9. High Seas Treaty Gives Oceans a Chance
After nearly two decades of fierce negotiations, 193 UN member nations adopted the world’s first treaty to protect the high seas and preserve marine biodiversity in 2023. High seas is a legal term to describe the vast stretches of water that lie beyond national boundaries. They cover more than two-thirds of all the ocean and almost half the planet, serving as home for up to 10 million species and providing food for billions of human beings. Yet, these waters beyond national boundaries are mostly unregulated and only one percent is currently protected from the ramifications of climate change, like ocean acidification, and overfishing done by corporate fishing conglomerates.
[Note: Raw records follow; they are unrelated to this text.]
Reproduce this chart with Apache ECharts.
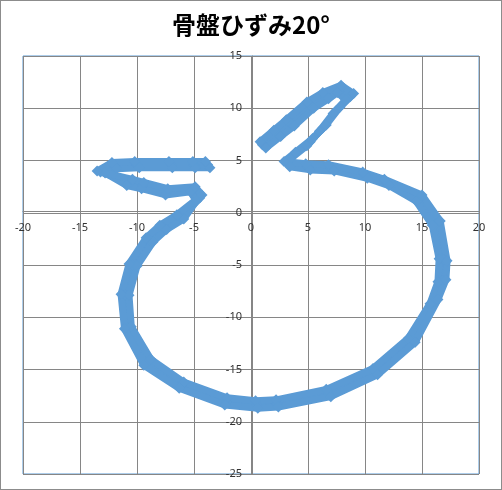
<!DOCTYPE html>
<html style="height: 100%">
<head>
    <meta charset="utf-8">
    <script src="https://cdn.jsdelivr.net/npm/echarts@6/dist/echarts.min.js"></script>
</head>
<body style="height: 100%; margin: 0;">
    <div id="container" style="width: 502px; height: 490px; box-sizing: border-box; border: 1px solid #8c8c8c; background: #fff;"></div>
    <script type="text/javascript">
        var titleText = '骨盤ひずみ20°';
        var xTicks = [-20, -15, -10, -5, 0, 5, 10, 15, 20];
        var yTicks = [-25, -20, -15, -10, -5, 0, 5, 10, 15];

        // three traced passes of the same figure
        var pass1 = [[1.0, 6.5], [2.3, 7.6], [3.4, 8.6], [5.2, 10.3], [6.5, 11.2], [7.8, 11.9], [8.7, 11.1], [7.5, 9.8], [6.3, 8.1], [5.2, 6.8], [3.7, 5.5], [3.2, 4.7], [5.0, 4.4], [7.0, 4.3], [10.0, 3.6], [11.9, 2.9], [14.8, 1.4], [16.3, -1.0], [16.9, -4.5], [16.8, -6.5], [16.1, -8.5], [14.1, -12.2], [10.9, -15.2], [6.8, -17.3], [2.3, -18.3], [0.5, -18.4], [-2.2, -18.1], [-6.1, -16.5], [-9.1, -14.3], [-10.8, -11.0], [-11.05, -7.9], [-10.4, -5.0], [-8.9, -2.6], [-7.7, -1.4], [-6.2, -0.4], [-4.5, 1.4], [-5.1, 2.2], [-7.4, 2.0], [-9.5, 2.6], [-10.6, 2.9], [-13.2, 3.9], [-12.0, 4.5], [-10.0, 4.6], [-7.0, 4.6], [-5.0, 4.6], [-3.8, 4.6]];
        var pass2 = [[1.3, 6.2], [2.6, 7.3], [3.8, 8.3], [5.5, 10.0], [6.8, 10.9], [7.6, 11.5], [8.3, 10.8], [7.2, 9.5], [6.0, 7.8], [4.9, 6.4], [3.5, 5.2], [3.4, 4.4], [5.2, 4.1], [7.3, 4.0], [10.2, 3.3], [12.1, 2.6], [14.5, 1.1], [15.9, -1.2], [16.5, -4.4], [16.4, -6.6], [15.7, -8.7], [13.8, -12.0], [10.7, -14.9], [6.6, -16.9], [2.2, -17.9], [0.4, -18.0], [-2.1, -17.7], [-5.9, -16.2], [-8.8, -14.0], [-10.5, -10.9], [-10.7, -7.9], [-10.0, -5.1], [-8.6, -2.8], [-7.4, -1.6], [-5.9, -0.6], [-4.8, 1.1], [-5.3, 2.0], [-7.5, 1.7], [-9.6, 2.3], [-10.9, 2.6], [-12.8, 3.8], [-11.8, 4.2], [-9.8, 4.3], [-6.9, 4.3], [-4.9, 4.3], [-3.6, 4.3]];
        var pass3 = [[0.8, 6.8], [2.0, 7.9], [3.1, 8.9], [4.9, 10.6], [6.3, 11.5], [7.9, 12.2], [9.0, 11.4], [7.8, 10.1], [6.6, 8.4], [5.4, 7.1], [3.9, 5.8], [2.9, 4.9], [4.8, 4.7], [6.8, 4.6], [9.8, 3.9], [11.7, 3.2], [15.0, 1.7], [16.6, -0.8], [17.2, -4.6], [17.1, -6.4], [16.4, -8.3], [14.4, -12.4], [11.1, -15.5], [7.0, -17.6], [2.4, -18.6], [0.6, -18.7], [-2.3, -18.4], [-6.3, -16.8], [-9.4, -14.6], [-11.1, -11.1], [-11.4, -7.8], [-10.7, -4.9], [-9.2, -2.4], [-8.0, -1.2], [-6.5, -0.2], [-4.3, 1.7], [-4.9, 2.5], [-7.3, 2.3], [-9.4, 2.9], [-10.4, 3.2], [-13.5, 4.0], [-12.2, 4.8], [-10.2, 4.9], [-7.2, 4.9], [-5.1, 4.9], [-4.0, 4.9]];

        var lineColor = '#5b9bd5';
        var gridColor = '#868686';
        var font = '"Noto Sans", "DejaVu Sans", sans-serif';

        var gridLeft = 22, gridRight = 22, gridTop = 55, gridBottom = 15;
        var plotW = 502 - gridLeft - gridRight;
        var plotH = 490 - gridTop - gridBottom;
        // push the axes (and their labels) onto x = 0 / y = 0
        var yAxisOffset = -plotW * (0 - xTicks[0]) / (xTicks[xTicks.length - 1] - xTicks[0]);
        var xAxisOffset = -plotH * (0 - yTicks[0]) / (yTicks[yTicks.length - 1] - yTicks[0]);

        var dom = document.getElementById("container");
        var myChart = echarts.init(dom, null, { renderer: 'canvas' });

        function makeSeries(name, data) {
            return {
                name: name,
                type: 'line',
                data: data,
                symbol: 'diamond',
                symbolSize: 11,
                showSymbol: true,
                lineStyle: { color: lineColor, width: 7 },
                itemStyle: { color: lineColor },
                z: 3
            };
        }

        var option = {
            animation: false,
            title: {
                text: titleText,
                left: 166,
                top: 7,
                textStyle: {
                    fontFamily: '"Noto Sans CJK JP", sans-serif',
                    fontSize: 24,
                    fontWeight: 'bold',
                    color: '#000'
                }
            },
            grid: {
                left: gridLeft,
                right: gridRight,
                top: gridTop,
                bottom: gridBottom,
                show: true,
                borderColor: lineColor,
                borderWidth: 1,
                containLabel: false
            },
            xAxis: {
                type: 'value',
                position: 'bottom',
                offset: xAxisOffset,
                min: xTicks[0],
                max: xTicks[xTicks.length - 1],
                interval: 5,
                axisLine: { onZero: false, lineStyle: { color: gridColor } },
                axisTick: { show: false },
                axisLabel: {
                    color: '#333',
                    fontFamily: font,
                    fontSize: 11,
                    margin: 11,
                    showMinLabel: true,
                    showMaxLabel: true
                },
                splitLine: { show: true, lineStyle: { color: gridColor } }
            },
            yAxis: {
                type: 'value',
                position: 'left',
                offset: yAxisOffset,
                min: yTicks[0],
                max: yTicks[yTicks.length - 1],
                interval: 5,
                axisLine: { onZero: false, lineStyle: { color: gridColor } },
                axisTick: { show: false },
                axisLabel: {
                    color: '#333',
                    fontFamily: font,
                    fontSize: 11,
                    margin: 10,
                    showMinLabel: true,
                    showMaxLabel: true
                },
                splitLine: { show: true, lineStyle: { color: gridColor } }
            },
            series: [
                makeSeries('pass1', pass1),
                makeSeries('pass2', pass2),
                makeSeries('pass3', pass3)
            ]
        };

        myChart.setOption(option);
        window.onresize = myChart.resize;
    </script>
</body>
</html>
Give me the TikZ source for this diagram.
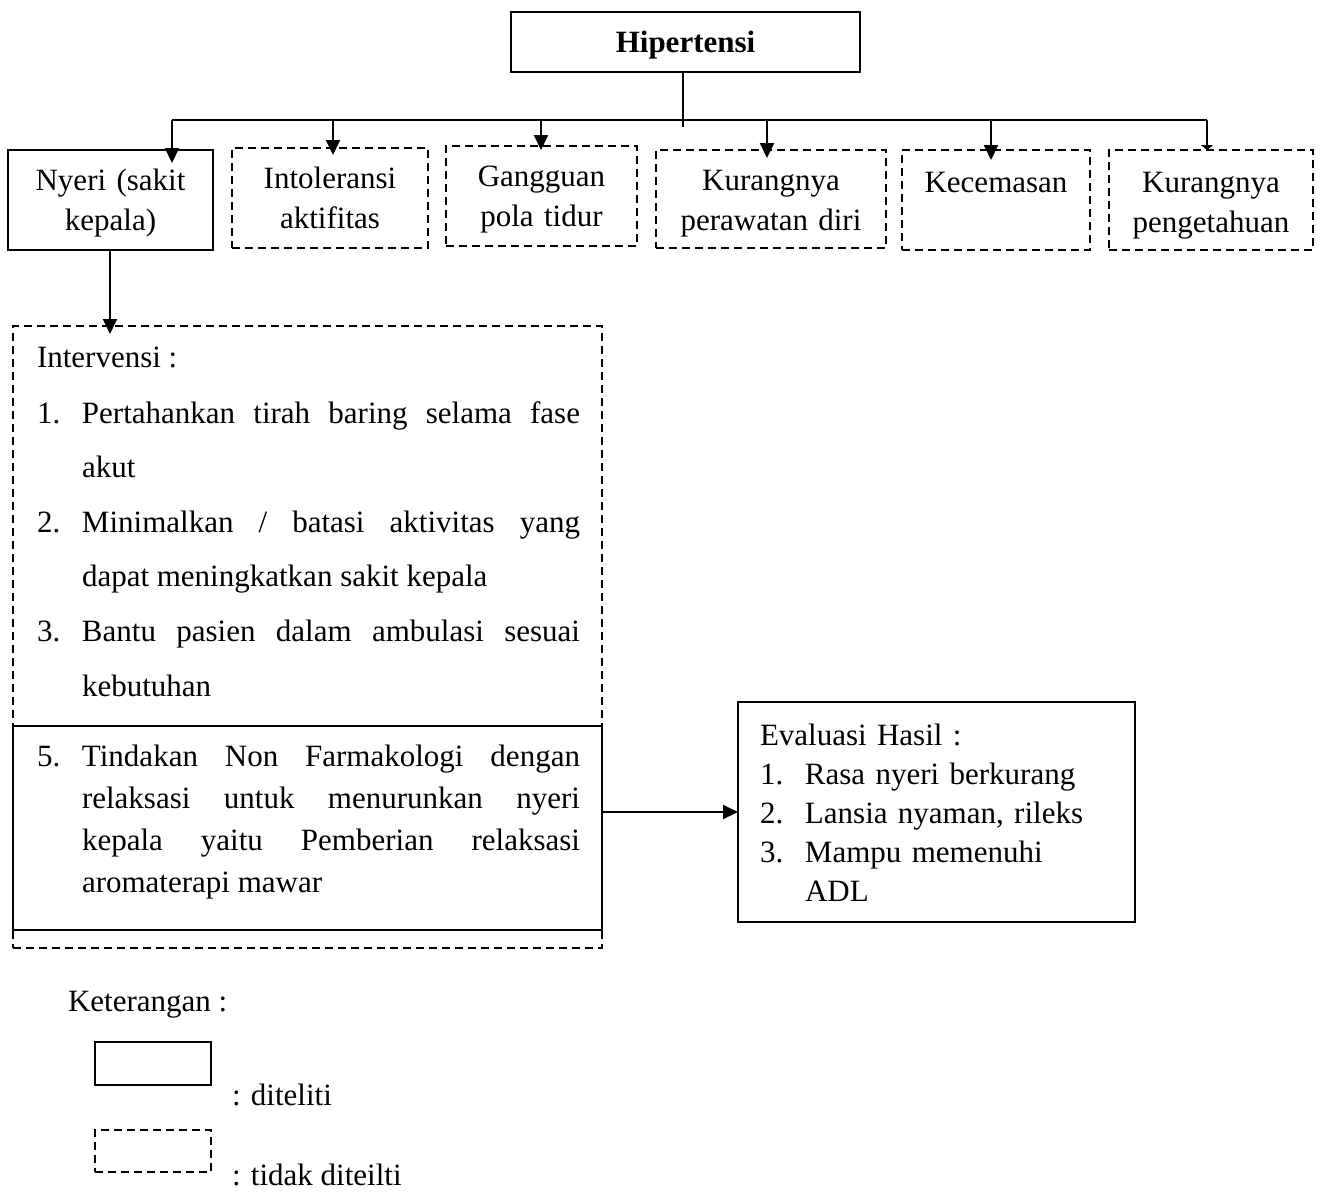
\documentclass[tikz,border=0pt]{standalone}
\usepackage{fontspec}
\setmainfont{Liberation Serif}
\usetikzlibrary{arrows.meta}
\begin{document}
\begin{tikzpicture}[x=1pt,y=-1pt,
  every node/.style={font=\fontsize{31}{40}\selectfont, inner sep=0pt, outer sep=0pt},
  sbox/.style={draw, line width=1.8pt, rectangle, anchor=north west, inner sep=0pt},
  dbox/.style={sbox, dash pattern=on 8pt off 5pt},
  conn/.style={line width=2pt},
  arr/.style={conn, -{Triangle[length=15pt,width=14pt]}},
  ctxt/.style={anchor=base, align=center},
  btxt/.style={anchor=base west, align=justify}
]
\useasboundingbox (0,0) rectangle (1320,1192);

% top
\node[sbox, minimum width=349pt, minimum height=60pt] (hip) at (511,12) {};
\node[font=\fontsize{31}{40}\selectfont\bfseries, anchor=base] (hipt) at (685.5,52) {Hipertensi};

\node[sbox, minimum width=205pt, minimum height=100pt] (nyeri) at (8,150) {};
\node[dbox, minimum width=196pt, minimum height=100pt] (intol) at (232,148) {};
\node[dbox, minimum width=191pt, minimum height=100pt] (gang) at (446,146) {};
\node[dbox, minimum width=230pt, minimum height=98pt] (kur) at (656,150) {};
\node[dbox, minimum width=188pt, minimum height=100pt] (kec) at (902,150) {};
\node[dbox, minimum width=204pt, minimum height=100pt] (peng) at (1109,150) {};

\node[ctxt, text width=205pt] (nyerit) at (nyeri.north |- 0,190) {Nyeri (sakit\\kepala)};
\node[ctxt, text width=196pt] (intolt) at (intol.north |- 0,188) {Intoleransi\\aktifitas};
\node[ctxt, text width=191pt] (gangt) at (gang.north |- 0,186) {Gangguan\\pola tidur};
\node[ctxt, text width=230pt] (kurt) at (kur.north |- 0,190) {Kurangnya\\perawatan diri};
\node[ctxt, text width=188pt] (kect) at (kec.north |- 0,192) {Kecemasan};
\node[ctxt, text width=204pt] (pengt) at (peng.north |- 0,192) {Kurangnya\\pengetahuan};

% connectors top
\coordinate (busL) at (172,120);
\coordinate (busR) at (1207,120);
\draw[conn] (hip.south -| 683,0) -- (683,127);
\draw[conn] (busL) -- (busR);
\draw[arr, shorten >=-13pt] (busL) -- (busL |- nyeri.north);
\draw[arr, shorten >=-7pt] (333,120) -- (333,0 |- intol.north);
\draw[arr, shorten >=-4pt] (541,120) -- (541,0 |- gang.north);
\draw[arr, shorten >=-8pt] (767,120) -- (767,0 |- kur.north);
\draw[arr, shorten >=-10pt] (991,120) -- (991,0 |- kec.north);
\draw[conn, -{Triangle[length=5pt,width=12pt]}] (busR) -- (busR |- peng.north);

% intervention
\node[dbox, minimum width=589pt, minimum height=622pt] (intv) at (13,326) {};
\node[sbox, minimum width=589pt, minimum height=204pt] (tind) at (13,726) {};
\draw[arr, shorten >=-8pt] (nyeri.south -| 110,0) -- (110,0 |- intv.north);

\node[anchor=base west] (intvh) at (37,367) {Intervensi :};
\node[btxt, text width=543pt, font=\fontsize{31}{54.6}\selectfont] (intvt) at (37,423) {%
\hangindent=45pt\hangafter=1\makebox[45pt][l]{1.}Pertahankan tirah baring selama fase\linebreak akut\par
\hangindent=45pt\hangafter=1\makebox[45pt][l]{2.}Minimalkan / batasi aktivitas yang\linebreak dapat meningkatkan sakit kepala\par
\hangindent=45pt\hangafter=1\makebox[45pt][l]{3.}Bantu pasien dalam ambulasi sesuai\linebreak kebutuhan\par};

\node[btxt, text width=543pt, font=\fontsize{31}{42.3}\selectfont] (tindt) at (37,766) {%
\hangindent=45pt\hangafter=1\makebox[45pt][l]{5.}Tindakan Non Farmakologi dengan\linebreak relaksasi untuk menurunkan nyeri\linebreak kepala yaitu Pemberian relaksasi\linebreak aromaterapi mawar\par};

% evaluation
\node[sbox, minimum width=397pt, minimum height=220pt] (eval) at (738,702) {};
\node[anchor=base west, text width=370pt, align=left, font=\fontsize{31}{39}\selectfont] (evalt) at (760,745) {%
Evaluasi Hasil :\par
\hangindent=45pt\hangafter=1\makebox[45pt][l]{1.}Rasa nyeri berkurang\par
\hangindent=45pt\hangafter=1\makebox[45pt][l]{2.}Lansia nyaman, rileks\par
\hangindent=45pt\hangafter=1\makebox[45pt][l]{3.}Mampu memenuhi\newline ADL\par};
\draw[arr] (tind.east |- 0,812) -- (eval.west |- 0,812);

% legend
\node[anchor=base west] (ket) at (68,1011) {Keterangan :};
\node[sbox, minimum width=116pt, minimum height=43pt] (lsolid) at (95,1042) {};
\node[dbox, minimum width=116pt, minimum height=42pt] (ldash) at (95,1130) {};
\node[anchor=base west] (ldit) at (232,1105) {: diteliti};
\node[anchor=base west] (ltdk) at (232,1185) {: tidak diteilti};
\end{tikzpicture}
\end{document}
The treaty provides for the common governance of about half the earth’s surface and 95% of the ocean’s volume. It will promote equity and fairness, tackle environmental degradation, fight climate change and promote biodiversity on the high seas.
10. Brazil’s New President
Another bit of good news in the world for the environment was the election of Luiz Inacio Lula da Silva as president of Brazil. His commitment to protecting the rain forests of Brazil stood in sharp contrast to the previous far-right leader, Jair Bolsonaro, whose four year tenure was characterized by a steady dismantling of environmental protections. Lula da Silva promised to lead Brazil, already a leading food producer for the world, into a period of green initiatives that would provide jobs and care for the planet at the same time. His election showed what a nation can do, when the people act in their long-term interests, as opposed to the short-term profit interests of big business and agriculture.
Christians Caring for Creation is committed to loving God and neighbor by loving all of creation. It is our Christians responsibility to learn how to care for this earth entrusted to us as a means to loving God and neighbor. We offer this piece of knowledge and information in order to help us make better decisions about caring for the earth and one another.